In the PolarDB-X (formerly DRDS) Input Configuration dialog box, you can set the parameters.

Parameter	Description
Step Name	This is the name of the PolarDB-X input component. Dataphin automatically generates the step name, and you can also modify it according to the business scenario. The naming convention is as follows: Can only contain Chinese characters, letters, underscores (_), and numbers. Cannot exceed 64 characters.
Datasource	The data source drop-down list displays all PolarDB-X type data sources in the current Dataphin, including data sources for which you have read-through permission and those for which you do not. Click the icon to copy the current data source name. For data sources without read-through permission, you can click Request after the data source to request read-through permission. For more information, see Request, renew, and return data source permissions. If you do not have a PolarDB-X type data source, click Create to create a data source. For more information, see Create PolarDB-X data source.
Table	Select the source table for data synchronization. You can enter a table name keyword to search or enter the exact table name and click Exact Search. After selecting a table, the system will automatically perform table status detection. Click the icon to copy the name of the currently selected table.
Batch Read Count (optional)	The number of records read at one time. When reading data from the source database, you can configure a specific batch read count (such as 1024 records) instead of reading one by one to reduce the number of interactions with the data source, improve I/O efficiency, and reduce network latency.

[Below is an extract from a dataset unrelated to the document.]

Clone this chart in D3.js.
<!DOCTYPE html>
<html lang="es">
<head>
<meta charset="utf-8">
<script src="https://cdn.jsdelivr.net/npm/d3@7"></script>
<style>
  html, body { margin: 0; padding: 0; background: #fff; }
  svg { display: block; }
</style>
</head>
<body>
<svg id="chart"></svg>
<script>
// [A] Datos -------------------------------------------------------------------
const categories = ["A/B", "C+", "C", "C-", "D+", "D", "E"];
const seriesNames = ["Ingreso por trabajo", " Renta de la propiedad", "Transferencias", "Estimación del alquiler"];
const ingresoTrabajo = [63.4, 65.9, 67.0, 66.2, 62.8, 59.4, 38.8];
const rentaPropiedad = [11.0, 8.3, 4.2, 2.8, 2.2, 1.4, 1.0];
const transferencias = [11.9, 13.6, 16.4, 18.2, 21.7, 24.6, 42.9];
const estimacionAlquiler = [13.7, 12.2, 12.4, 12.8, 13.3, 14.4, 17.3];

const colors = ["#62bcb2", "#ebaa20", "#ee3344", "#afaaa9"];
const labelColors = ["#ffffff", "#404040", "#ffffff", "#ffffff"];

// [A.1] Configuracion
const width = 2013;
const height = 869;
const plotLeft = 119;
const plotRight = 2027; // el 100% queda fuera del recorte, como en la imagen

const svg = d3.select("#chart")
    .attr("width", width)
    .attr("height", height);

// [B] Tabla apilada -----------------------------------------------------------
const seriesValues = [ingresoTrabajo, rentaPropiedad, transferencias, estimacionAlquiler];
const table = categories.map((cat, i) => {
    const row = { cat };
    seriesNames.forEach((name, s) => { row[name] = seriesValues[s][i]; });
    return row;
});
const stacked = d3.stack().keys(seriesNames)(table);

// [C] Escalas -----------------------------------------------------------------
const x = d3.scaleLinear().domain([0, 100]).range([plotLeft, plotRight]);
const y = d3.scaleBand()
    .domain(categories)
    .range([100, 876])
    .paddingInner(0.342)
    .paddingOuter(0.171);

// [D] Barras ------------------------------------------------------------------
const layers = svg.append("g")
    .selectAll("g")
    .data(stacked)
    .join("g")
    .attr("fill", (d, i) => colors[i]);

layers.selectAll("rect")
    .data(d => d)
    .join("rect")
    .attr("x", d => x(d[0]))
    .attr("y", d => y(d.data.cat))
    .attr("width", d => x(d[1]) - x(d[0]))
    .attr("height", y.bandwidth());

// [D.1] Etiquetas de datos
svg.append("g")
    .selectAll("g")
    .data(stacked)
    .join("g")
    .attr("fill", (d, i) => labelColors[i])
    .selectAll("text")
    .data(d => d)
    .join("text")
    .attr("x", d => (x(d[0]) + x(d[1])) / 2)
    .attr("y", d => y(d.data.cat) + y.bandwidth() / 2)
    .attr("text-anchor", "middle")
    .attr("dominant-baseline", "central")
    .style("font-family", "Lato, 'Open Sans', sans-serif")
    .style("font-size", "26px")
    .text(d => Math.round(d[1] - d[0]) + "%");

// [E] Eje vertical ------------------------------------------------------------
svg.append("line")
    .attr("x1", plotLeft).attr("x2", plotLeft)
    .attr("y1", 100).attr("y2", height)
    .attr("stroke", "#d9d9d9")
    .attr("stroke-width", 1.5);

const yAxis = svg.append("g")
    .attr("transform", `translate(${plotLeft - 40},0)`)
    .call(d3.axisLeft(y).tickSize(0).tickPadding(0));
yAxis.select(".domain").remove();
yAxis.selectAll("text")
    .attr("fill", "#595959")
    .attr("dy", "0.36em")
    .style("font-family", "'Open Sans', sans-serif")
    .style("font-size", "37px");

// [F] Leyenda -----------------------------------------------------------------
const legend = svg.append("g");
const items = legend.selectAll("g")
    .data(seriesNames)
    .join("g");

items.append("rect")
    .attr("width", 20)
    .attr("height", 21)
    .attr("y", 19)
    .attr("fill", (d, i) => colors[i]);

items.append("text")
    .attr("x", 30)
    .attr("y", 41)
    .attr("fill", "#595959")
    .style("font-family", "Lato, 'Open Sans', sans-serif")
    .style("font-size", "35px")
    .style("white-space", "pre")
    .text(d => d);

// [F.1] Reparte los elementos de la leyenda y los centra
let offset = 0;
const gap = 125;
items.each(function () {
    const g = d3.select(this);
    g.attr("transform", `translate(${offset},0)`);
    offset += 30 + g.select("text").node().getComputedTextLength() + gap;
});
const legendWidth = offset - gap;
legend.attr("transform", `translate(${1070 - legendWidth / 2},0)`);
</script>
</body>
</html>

Input Filter (optional)	Configure the filter conditions for extracting data. Detailed configuration instructions are as follows: Configure Static Field: Extract the corresponding data, such as `ds=20211111`. Configure Variable Parameter: Extract a certain part of the data, such as `ds=${bizdate}`.

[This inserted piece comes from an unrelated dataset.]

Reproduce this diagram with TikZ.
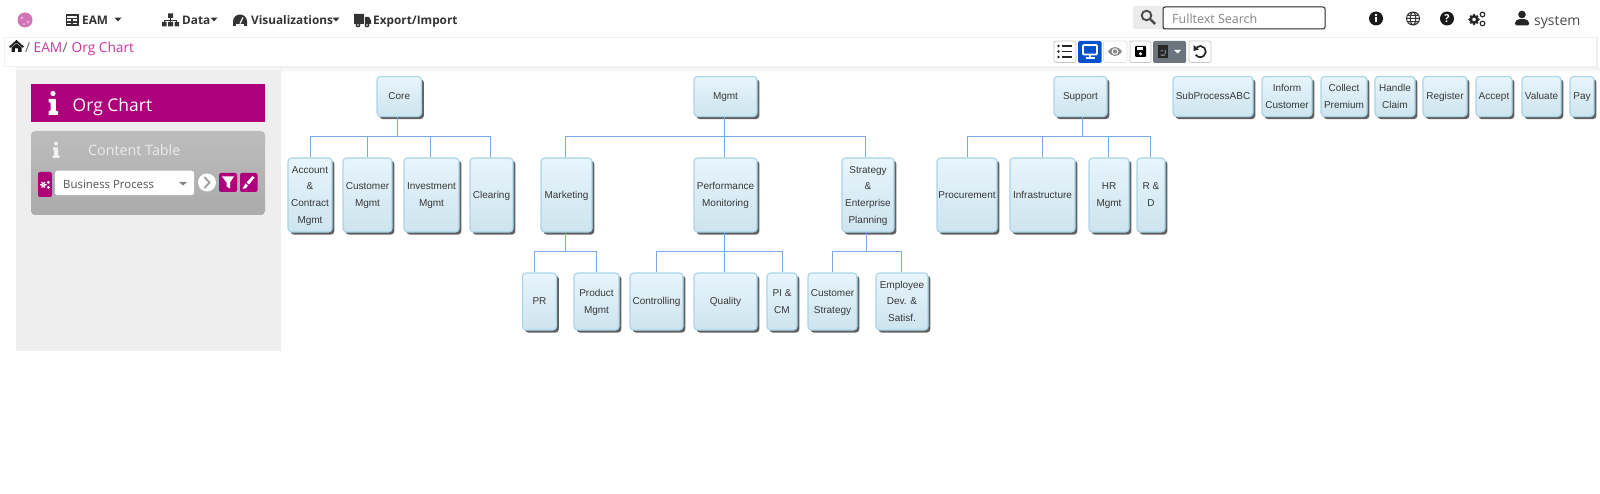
\documentclass[tikz,border=0pt]{standalone}
\usepackage{fontspec}
\setmainfont{Open Sans}
\newfontfamily\boxfont{Liberation Sans}
\usetikzlibrary{shadows,calc}
\definecolor{mag}{HTML}{AE007A}
\definecolor{crumb}{HTML}{C9369E}
\definecolor{navtxt}{HTML}{333333}
\definecolor{barline}{HTML}{EFEFEF}
\definecolor{connc}{HTML}{74A9E6}
\definecolor{boxline}{HTML}{A9D5EA}
\definecolor{boxtop}{HTML}{E8F5FC}
\definecolor{boxbot}{HTML}{CDE4EE}
\definecolor{docbtn}{HTML}{6C757D}
\tikzset{
  x=1pt,y=-1pt,
  orgbox/.style={draw=boxline,line width=1.1pt,rounded corners=3.5pt,top color=boxtop,bottom color=boxbot,
    general shadow={fill=black!62,shadow xshift=2.4pt,shadow yshift=-2.6pt},
    inner sep=0pt,align=center,text=black!78,font=\boxfont\fontsize{10}{16.7}\selectfont},
  conn/.style={draw=connc,line width=1pt},
  nav/.style={font=\fontsize{11.8}{15}\selectfont\bfseries,text=navtxt,anchor=base west,inner sep=0pt},
  crumbtxt/.style={anchor=base west,inner sep=0pt,font=\fontsize{13.7}{16}\selectfont},
  caret/.style={fill=navtxt,draw=none},
  tool/.style={draw=black!22,line width=.7pt,rounded corners=2pt,fill=white},
  magbtn/.style={fill=mag,draw=none,rounded corners=2pt},
}
\newcommand{\obox}[6]{\node[orgbox,minimum width=#4-#2,minimum height=#5-#3] (#1) at ({(#2+#4)/2},{(#3+#5)/2}) {\raisebox{-1.8pt}{\begin{tabular}{@{}c@{}}#6\end{tabular}}};}
\newcommand{\link}[5]{\draw[conn] ([xshift=#2pt]#1.south) -- ([xshift=#2pt]#1.south |- 0,#5) -| ([xshift=#4pt]#3.north);}
\newcommand{\caretat}[2]{\fill[caret] (#1-3.5,#2-1.8) -- (#1+3.5,#2-1.8) -- (#1,#2+1.8) -- cycle;}
\begin{document}
\begin{tikzpicture}
\useasboundingbox (0,0) rectangle (1600,494);
\fill[white] (0,0) rectangle (1600,494);
% ---------- top nav
\fill[mag!55!white] (25,20) circle (7.5);
\fill[mag!30!white] (22,18) circle (1.5) (28,22) circle (1.6) (24,24) circle (1.2);
\draw[navtxt,line width=1.1pt] (66.5,15) rectangle (78,25) (66.5,18.5) -- (78,18.5) (66.5,22) -- (78,22) (72,18.5) -- (72,25);
\node[nav] (eam) at (82,24.3) {EAM};
\caretat{118}{19.5}
% sitemap
\fill[navtxt] (168,13.5) rectangle (173,18) (162,22) rectangle (166.5,26.5) (168,22) rectangle (173,26.5) (174.5,22) rectangle (179,26.5);
\draw[navtxt,line width=.9pt] (170.5,18) -- (170.5,22) (164.2,22) -- (164.2,20) -- (176.7,20) -- (176.7,22);
\node[nav] (data) at (182,24.3) {Data};
\caretat{214}{19.5}
% gauge
\fill[navtxt] (233,21.5) arc (180:360:7) -- (247,26) -- (233,26) -- cycle;
\fill[white] (236,24.5) rectangle (244,26.5);
\draw[white,line width=1.3pt] (240,23.5) -- (243,17.5);
\node[nav] (vis) at (251,24.3) {Visualizations};
\caretat{336}{19.5}
% truck
\fill[navtxt] (354,14) rectangle (364,24) (365,17) -- (369,17) -- (371,20.5) -- (371,24) -- (365,24) -- cycle;
\fill[navtxt] (358,25) circle (2.4) (367,25) circle (2.4);
\fill[white] (358,25) circle (.9) (367,25) circle (.9);
\node[nav] (exp) at (373,24.3) {Export/Import};
% search
\fill[black!8,rounded corners=2.5pt] (1133,6) rectangle (1164,29);
\draw[black!70,line width=1.9pt] (1146.5,15.5) circle (4.8);
\draw[black!70,line width=2.5pt] (1150.2,19.2) -- (1155,24);
\node[draw=black!85,line width=1pt,rounded corners=2pt,fill=white,minimum width=162pt,minimum height=22pt,inner sep=0pt] (search) at (1244,18) {};
\node[anchor=base west,inner sep=0pt,text=black!48,font=\fontsize{12.5}{15}\selectfont] (searcht) at (1172,23.5) {Fulltext Search};
% right icons
\fill[black!90] (1376,18.5) circle (7);
\fill[white] (1376,15) circle (1.3);
\fill[white] (1374.6,17.2) rectangle (1377.4,22.5);
\draw[black!80,line width=1pt] (1413,18.5) circle (6.5) (1413,18.5) ellipse (2.8 and 6.5) (1406.5,18.5) -- (1419.5,18.5) (1407.4,15.3) -- (1418.6,15.3) (1407.4,21.7) -- (1418.6,21.7);
\fill[black!90] (1447,18.5) circle (7);
\node[text=white,inner sep=0pt,font=\fontsize{11}{11}\selectfont\bfseries] (help) at (1447,18.5) {?};
\draw[black!85,line width=2.4pt] (1474,19.5) circle (3.2);
\draw[black!85,line width=1.1pt] (1482.5,14.5) circle (2.3) (1482.5,23.5) circle (2.3);
\foreach \a in {0,45,...,315}{\fill[black!85] ($(1474,19.5)+(\a:4.4)$) circle (1.4);}
\fill[black!85] (1522,14.5) circle (3.8);
\fill[black!85,rounded corners=1.5pt] (1515,25.5) -- (1515,21.5) -- (1518,19.2) -- (1526,19.2) -- (1529,21.5) -- (1529,25.5) -- cycle;
\node[anchor=base west,inner sep=0pt,text=black!70,font=\fontsize{14}{16}\selectfont] (user) at (1534,25.2) {system};
% ---------- breadcrumb bar
\shade[top color=barline!70!white,bottom color=white] (16,68) rectangle (1600,73);
\draw[barline,line width=1.6pt] (4.5,37.7) rectangle (1597,66.7);
% home
\fill[black!90] (9,46.8) -- (16.5,40) -- (24,46.8) -- (22.6,47.8) -- (16.5,42.6) -- (10.4,47.8) -- cycle;
\fill[black!90] (11.5,47.5) -- (16.5,43.5) -- (21.5,47.5) -- (21.5,52) -- (18.2,52) -- (18.2,48.5) -- (14.8,48.5) -- (14.8,52) -- (11.5,52) -- cycle;
\node[crumbtxt,text=black!60] (s1) at (25,53) {/};
\node[crumbtxt,text=crumb] (c1) at (33.5,53) {EAM};
\node[crumbtxt,text=black!60] (s2) at (62.5,53) {/};
\node[crumbtxt,text=crumb] (c2) at (71.5,53) {Org Chart};
% toolbar
\draw[tool] (1054,41) rectangle (1076,62.5);
\fill[black!85] (1058.5,46) circle (1.4) (1058.5,51.5) circle (1.4) (1058.5,57) circle (1.4);
\draw[black!85,line width=1.8pt] (1062,46) -- (1072,46) (1062,51.5) -- (1072,51.5) (1062,57) -- (1072,57);
\fill[blue!60!cyan!80!black,rounded corners=1.5pt] (1078,41) rectangle (1101.5,63);
\draw[white,line width=1.9pt,rounded corners=1pt] (1083,45) rectangle (1097,54.5);
\draw[white,line width=1.6pt] (1090,55) -- (1090,58) (1085.5,58.3) -- (1094.5,58.3);
\draw[tool,draw=black!12] (1103.5,41) rectangle (1127,62.5);
\fill[black!45] (1108,51.5) .. controls (1112,45.5) and (1118,45.5) .. (1122,51.5) .. controls (1118,57.5) and (1112,57.5) .. (1108,51.5) -- cycle;
\fill[white] (1115,51.5) circle (3.3);
\fill[black!45] (1115,51.5) circle (2.2);
\draw[tool] (1130,41) rectangle (1151,62.5);
\fill[black,rounded corners=1pt] (1135,46) rectangle (1146,57);
\fill[white] (1137.3,47.3) rectangle (1143,50.3);
\fill[white] (1140.5,53.8) circle (1.7);
\fill[docbtn,rounded corners=1.5pt] (1153,41) rectangle (1186,63);
\fill[black!85] (1158,45.5) rectangle (1168,58);
\fill[docbtn] (1160.5,50) rectangle (1163,51.5) (1164.5,50) rectangle (1166,54) (1160.5,54.5) rectangle (1165,56);
\fill[white] (1174,50) -- (1181,50) -- (1177.5,53.5) -- cycle;
\draw[tool] (1189,41) rectangle (1211,62.5);
\draw[black!85,line width=1.7pt] (1196.6,47.3) arc (-130:145:5.6);
\fill[black!85] (1193.5,45) -- (1193.5,51) -- (1199,49.5) -- cycle;
% ---------- sidebar
\fill[black!6.5] (16,70) rectangle (280.5,351);
\fill[mag] (31,84) rectangle (265,122);
\fill[white] (53,93.5) circle (2.6);
\fill[white,rounded corners=.6pt] (48.5,99) -- (55.8,99) -- (55.8,111) -- (58,111) -- (58,115) -- (48.5,115) -- (48.5,111) -- (50.5,111) -- (50.5,102.5) -- (48.5,102.5) -- cycle;
\node[anchor=base west,inner sep=0pt,text=white,font=\fontsize{17.5}{20}\selectfont] (orgt) at (72.5,111.5) {Org Chart};
\shade[top color=black!26,bottom color=black!33,rounded corners=4pt] (31,131) rectangle (265,215);
\fill[white!94!black] (56,143.5) circle (2);
\fill[white!94!black,rounded corners=.5pt] (53,147.5) -- (58,147.5) -- (58,155.5) -- (59.5,155.5) -- (59.5,158) -- (52.5,158) -- (52.5,155.5) -- (54,155.5) -- (54,150) -- (53,150) -- cycle;
\node[anchor=base west,inner sep=0pt,text=white!92!black,font=\fontsize{14.3}{18}\selectfont] (ctab) at (88,155.6) {Content Table};
\fill[magbtn] (38,172) rectangle (52,197);
\draw[white,line width=1.3pt] (43.3,184.8) circle (1.6);
\fill[white] (48.3,182.4) circle (1.6) (48.3,187.4) circle (1.6);
\foreach \a in {0,60,...,300}{\fill[white] ($(43.3,184.8)+(\a:2.7)$) circle (.8);}
\node[fill=white,rounded corners=2.5pt,minimum width=139pt,minimum height=24.5pt,inner sep=0pt] (sel) at (124.5,183) {};
\node[anchor=base west,inner sep=0pt,text=black!68,font=\fontsize{11.4}{15}\selectfont] (selt) at (63,188.8) {Business Process};
\fill[black!48] (179,182) -- (187,182) -- (183,185.5) -- cycle;
\fill[white] (207,182.5) circle (9);
\draw[black!38,line width=1.8pt] (204.5,177) -- (209.5,182.5) -- (204.5,188);
\fill[magbtn] (219,173) rectangle (237,192);
\fill[white] (222,176.5) -- (234,176.5) -- (230,182.5) -- (230,188.5) -- (226.5,186.5) -- (226.5,182.5) -- cycle;
\fill[magbtn] (240,173) rectangle (257.5,192);
\fill[white] (252.5,176) -- (254.5,177.5) -- (249,184.5) -- (246.5,182.5) -- cycle;
\fill[white] (245.5,183.5) -- (248,185.5) .. controls (247,188.5) and (245,189) .. (242.5,188.8) .. controls (244.5,187.5) and (243.5,185) .. (245.5,183.5) -- cycle;
% ---------- org chart boxes
\obox{core}{377}{76.5}{421.5}{116.5}{Core}
\obox{mgmt}{694}{76.5}{757}{116.5}{Mgmt}
\obox{support}{1054}{76.5}{1107}{116.5}{Support}
\obox{acc}{288}{158}{332}{232}{Account\\\&\\Contract\\Mgmt}
\obox{cust}{343}{158}{392}{232}{Customer\\Mgmt}
\obox{inv}{404}{158}{459}{232}{Investment\\Mgmt}
\obox{clr}{470}{158}{513}{232}{Clearing}
\obox{mkt}{541}{158}{592}{232}{Marketing}
\obox{perf}{694}{158}{757}{232}{Performance\\Monitoring}
\obox{strat}{842}{158}{894}{232}{Strategy\\\&\\Enterprise\\Planning}
\obox{proc}{937}{158}{997}{232}{Procurement}
\obox{infra}{1010}{158}{1075}{232}{Infrastructure}
\obox{hr}{1089}{158}{1129}{232}{HR\\Mgmt}
\obox{rd}{1137}{158}{1165}{232}{R \&\\D}
\obox{pr}{522.5}{273}{556.5}{330}{PR}
\obox{prod}{574}{273}{619}{330}{Product\\Mgmt}
\obox{ctrl}{630}{273}{683}{330}{Controlling}
\obox{qual}{694}{273}{757}{330}{Quality}
\obox{pi}{767}{273}{797}{330}{PI \&\\CM}
\obox{cstr}{808}{273}{857}{330}{Customer\\Strategy}
\obox{emp}{876}{273}{928}{330}{Employee\\Dev. \&\\Satisf.}
\obox{sub}{1173}{76.5}{1253}{116.5}{SubProcessABC}
\obox{inf}{1262}{76.5}{1312}{116.5}{Inform\\Customer}
\obox{col}{1321}{76.5}{1367}{116.5}{Collect\\Premium}
\obox{han}{1375}{76.5}{1415}{116.5}{Handle\\Claim}
\obox{reg}{1423}{76.5}{1467}{116.5}{Register}
\obox{acp}{1476}{76.5}{1512}{116.5}{Accept}
\obox{val}{1522}{76.5}{1561}{116.5}{Valuate}
\obox{pay}{1570}{76.5}{1594}{116.5}{Pay}
% ---------- connectors
\link{core}{-1.5}{acc}{0}{137}
\link{core}{-1.5}{cust}{0}{137}
\link{core}{-1.5}{inv}{-1.5}{137}
\link{core}{-1.5}{clr}{-1.5}{137}
\link{mgmt}{-1.5}{mkt}{-1.5}{137}
\link{mgmt}{-1.5}{perf}{-1.5}{137}
\link{mgmt}{-1.5}{strat}{-3}{137}
\link{support}{2}{proc}{0}{137}
\link{support}{2}{infra}{0}{137}
\link{support}{2}{hr}{-0.5}{137}
\link{support}{2}{rd}{-1}{137}
\link{mkt}{-1.5}{pr}{-5.5}{252}
\link{mkt}{-1.5}{prod}{0}{252}
\link{perf}{-1.5}{ctrl}{0}{252}
\link{perf}{-1.5}{qual}{-1.5}{252}
\link{perf}{-1.5}{pi}{0}{252}
\link{strat}{-2}{cstr}{0}{252}
\link{strat}{-2}{emp}{-1}{252}
\end{tikzpicture}
\end{document}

Output Fields	The output fields area displays all fields hit by the selected table and filter conditions. You can perform the following operations: Field Management: If you do not need to output certain fields to downstream components, you can delete the corresponding fields: Single Field Deletion Scenario: If you need to delete a small number of fields, you can click the icon under the operation column to delete the extra fields. Batch Field Deletion Scenario: If you need to delete many fields, you can click Field Management, select multiple fields in the Field Management dialog box, then click the shift left icon to move the selected input fields to the unselected input fields and click Confirm to complete the batch deletion of fields. Batch Add: Click Batch Add, supporting JSON, TEXT format, DDL format batch configuration. Note After batch addition is completed, clicking confirm will overwrite the configured field information. Batch configuration in JSON format, for example: `// Example: [{ "index": 1, "name": "id", "type": "int(10)", "mapType": "Long", "comment": "comment1" }, { "index": 2, "name": "user_name", "type": "varchar(255)", "mapType": "String", "comment": "comment2" }]` Note Index indicates the column number of the specified object, name indicates the field name after introduction, type indicates the field type after introduction. For example, `"index":3,"name":"user_id","type":"String"` indicates that the fourth column in the file is introduced, the field name is user_id, and the field type is String. Batch configuration in TEXT format, for example: `// Example: 1,id,int(10),Long,comment1 2,user_name,varchar(255),Long,comment2` The row delimiter is used to separate each field's information. The default is a line feed (\n), supporting line feed (\n), semicolon (;), and period (.). The column delimiter is used to separate the field name and field type. The default is a comma (,), supporting`','`. The field type can be omitted, defaulting to`','`. Batch configuration in DDL format, for example: `CREATE TABLE tablename ( user_id serial, username VARCHAR(50), password VARCHAR(50), email VARCHAR (255), created_on TIMESTAMP, );` Create New Output Field: Click +create New Output Field, fill in Column, Type, Comment according to the page prompts, and select Mapping Type. After completing the configuration of the current row, click the icon to save.

Click Confirm to finalize the PolarDB-X input component properties.